I've posted the last of Thomas M. Dunshee's brief biographies of English Township pioneers this morning, but Blogger is balking again and won't allow photos --- so the tombstones will have to be added later.
There are a couple of other articles in the book, which I'll post in a day or two, the most interesting of which is the text of a letter from Allen Jacobs, son-in-law of John Ballard, Lucas County's first settler. Jacobs was living at Athol, Kansas, when he wrote the letter during September of 1904.
Ballard pre-empted land in Section 12 of what now is called English Township during the spring of 1846, built a shanty and broke 10 acres of prairie sod, then brought his family to the newly-opened county in September of that year. This was about a half mile east of English Creek, from which English Township takes its name.
There are several references to bands of Native Americans in material related to the county's earliest settlers. These would have been hunting parties of Prairie Band Potawatomi, who had been forced out of southwest Iowa and into Kansas during 1846, but returned to hunt across the south of Iowa until EuroAmerican settlement became dense.

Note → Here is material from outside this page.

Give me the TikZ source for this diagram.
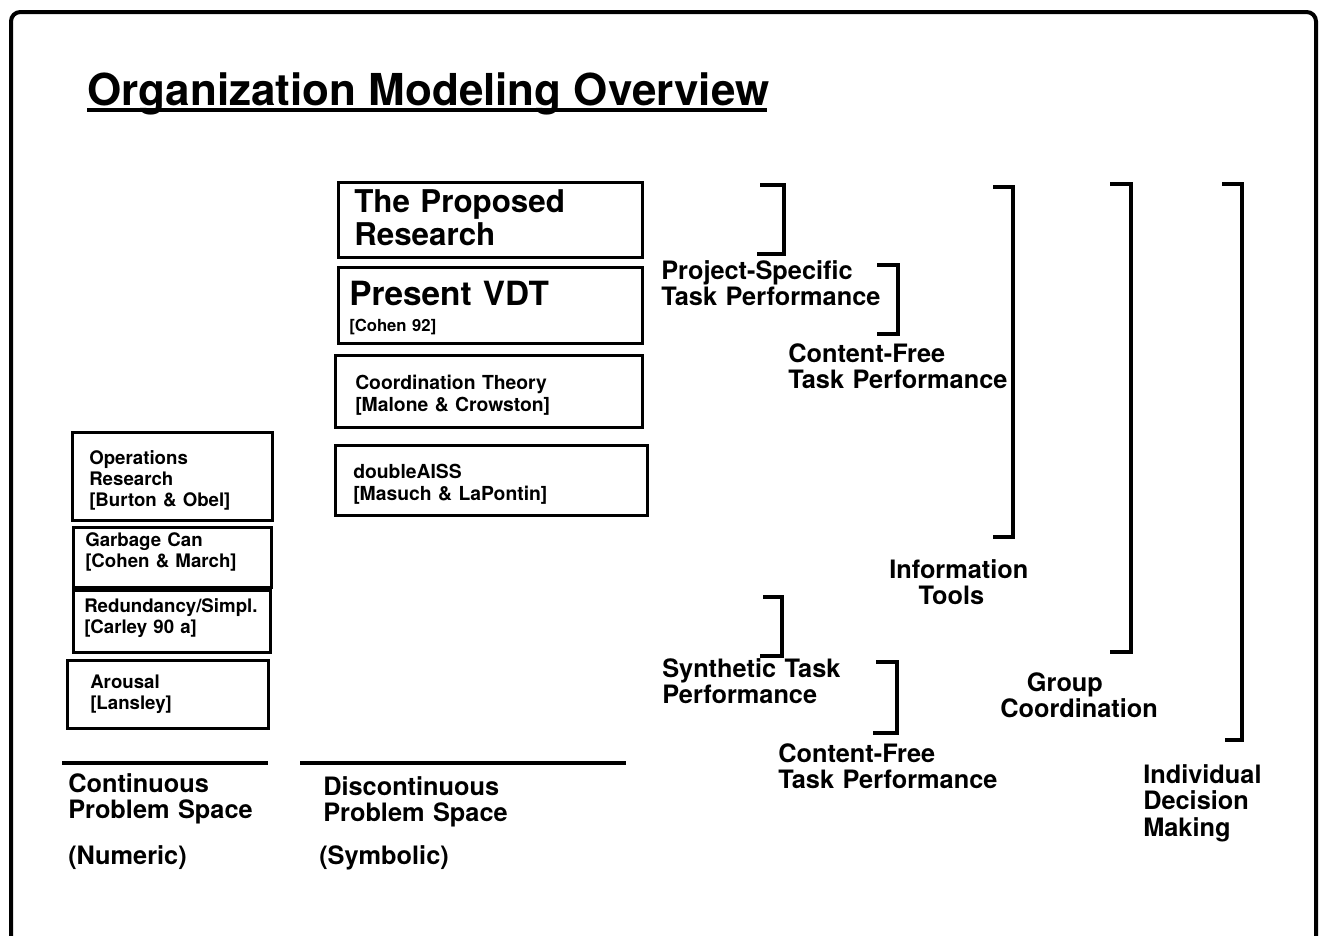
\documentclass[tikz,border=0pt]{standalone}
\usepackage{fontspec}
\setmainfont{TeX Gyre Heros}
\usetikzlibrary{fit}
\tikzset{
  framepath/.style={line width=3pt,rounded corners=7pt},
  box/.style={draw,line width=2.25pt,inner sep=0pt},
  brk/.style={line width=3pt,line join=miter},
  rulebar/.style={line width=2.8pt},
  txt/.style={anchor=base west,inner sep=0pt,text width=300pt,align=left},
  ctxt/.style={anchor=base,inner sep=0pt,text width=200pt,align=center},
  lbl/.style={font=\bfseries\fontsize{19}{20}\selectfont},
  boxtxt/.style={font=\bfseries\fontsize{14.5}{16.5}\selectfont},
  lefttxt/.style={font=\bfseries\fontsize{14}{15.8}\selectfont},
}
\begin{document}
\begin{tikzpicture}[x=0.75pt,y=-0.75pt]
\clip (0,0) rectangle (1319,935);
\fill[white] (0,0) rectangle (1319,935);

% slide frame (bottom edge runs off the page)
\draw[framepath] (11,960) -- (11,12) -- (1316,12) -- (1316,960);

% title
\node[anchor=base west,inner sep=0pt,font=\bfseries\fontsize{33}{36}\selectfont] (title) at (87,105) {Organization Modeling Overview};
\draw[line width=2.4pt] (87,110) -- (767,110);

% discontinuous column boxes
\node[box,fit={(338,182)(642,257)}] (prop) {};
\node[txt,font=\bfseries\fontsize{23.5}{24.75}\selectfont] (propt) at (354,212) {The Proposed\\Research};

\node[box,fit={(338,267)(642,343)}] (vdt) {};
\node[txt,font=\bfseries\fontsize{25}{27}\selectfont] (vdtt) at (349,305) {Present VDT};
\node[txt,font=\bfseries\fontsize{12.5}{14}\selectfont] (vdtr) at (349,331) {[Cohen 92]};

\node[box,fit={(335,355)(642,427)}] (coord) {};
\node[txt,boxtxt] (coordt) at (355,389) {Coordination Theory\\{}[Malone \& Crowston]};

\node[box,fit={(335,445)(647,515)}] (daiss) {};
\node[txt,boxtxt] (daisst) at (353,478) {doubleAISS\\{}[Masuch \& LaPontin]};

% continuous column boxes
\node[box,fit={(72,432)(272,520)}] (opres) {};
\node[txt,lefttxt] (oprest) at (89,464) {Operations\\Research\\{}[Burton \& Obel]};

\node[box,fit={(73,527)(271,587)}] (garb) {};
\node[txt,lefttxt] (garbt) at (85,546) {Garbage Can\\{}[Cohen \& March]};

\node[box,fit={(73,590)(270,652)}] (redun) {};
\node[txt,lefttxt] (redunt) at (84,612) {Redundancy/Simpl.\\{}[Carley 90 a]};

\node[box,fit={(67,660)(268,728)}] (arous) {};
\node[txt,lefttxt] (aroust) at (90,688) {Arousal\\{}[Lansley]};

% problem space rules and captions
\draw[rulebar] (62,763) -- (268,763);
\draw[rulebar] (300,763) -- (626,763);
\node[txt,lbl] (cont) at (68,792) {Continuous\\Problem Space};
\node[txt,lbl] (numer) at (68,864) {(Numeric)};
\node[txt,lbl] (disc) at (323,795) {Discontinuous\\Problem Space};
\node[txt,lbl] (symb) at (319,864) {(Symbolic)};

% bracket labels
\node[txt,lbl] (projsp) at (661,279) {Project-Specific\\Task Performance};
\node[txt,lbl] (cfree1) at (788,362) {Content-Free\\Task Performance};
\node[txt,lbl] (info) at (889,578) {Information\\\hspace*{22pt}Tools};
\node[txt,lbl] (synth) at (662,677) {Synthetic Task\\Performance};
\node[txt,lbl] (cfree2) at (778,762) {Content-Free\\Task Performance};
\node[txt,lbl] (group) at (1000,691) {\hspace*{20pt}Group\\Coordination};
\node[txt,lbl] (indiv) at (1143,783) {Individual\\Decision\\Making};

% brackets
\draw[brk] (760,185) -- (784,185) -- (784,254) -- (757,254);
\draw[brk] (877,265) -- (898,265) -- (898,334) -- (877,334);
\draw[brk] (993,187) -- (1013,187) -- (1013,537) -- (993,537);
\draw[brk] (763,597) -- (782,597) -- (782,656) -- (760,656);
\draw[brk] (876,662) -- (897,662) -- (897,733) -- (873,733);
\draw[brk] (1110,184) -- (1131,184) -- (1131,652) -- (1110,652);
\draw[brk] (1222,184) -- (1242,184) -- (1242,740) -- (1225,740);
\end{tikzpicture}
\end{document}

Talking it appears about the winter of 1848-49, Jacobs wrote, "There were no Indians there (at the site of the Ballard claim), but there were about 75 in camp at the mouth of East English, where their camp had been the year before. They were there on a hunt in the fall of 1848 and got snowed under so they could not get away until the next spring. That was the winter of the deep snow."
This is the only reference to a specific Potawatomi camp site in Lucas County that I've seen, but it is a little enigmatic --- where exactly is the "mouth" of East English? I'm guessing at the moment that the reference is to a place in Section 11 of English Township where the main branch of English Creek (called East English sometimes) is joined by a smaller tributary flowing in from the southwest. Of course I could be wrong. I'll check this out a little further.
It also was interesting to see the winter of 1848-49 referred to as the "winter of deep snow." There are lots of references in Iowa's local histories to "the winter of deep snow," referring to a variety of places in a variety of years. We haven't been able to apply that designation anywhere lately. We need moisture. It would be kind of nice .... Just not on my driveway, please.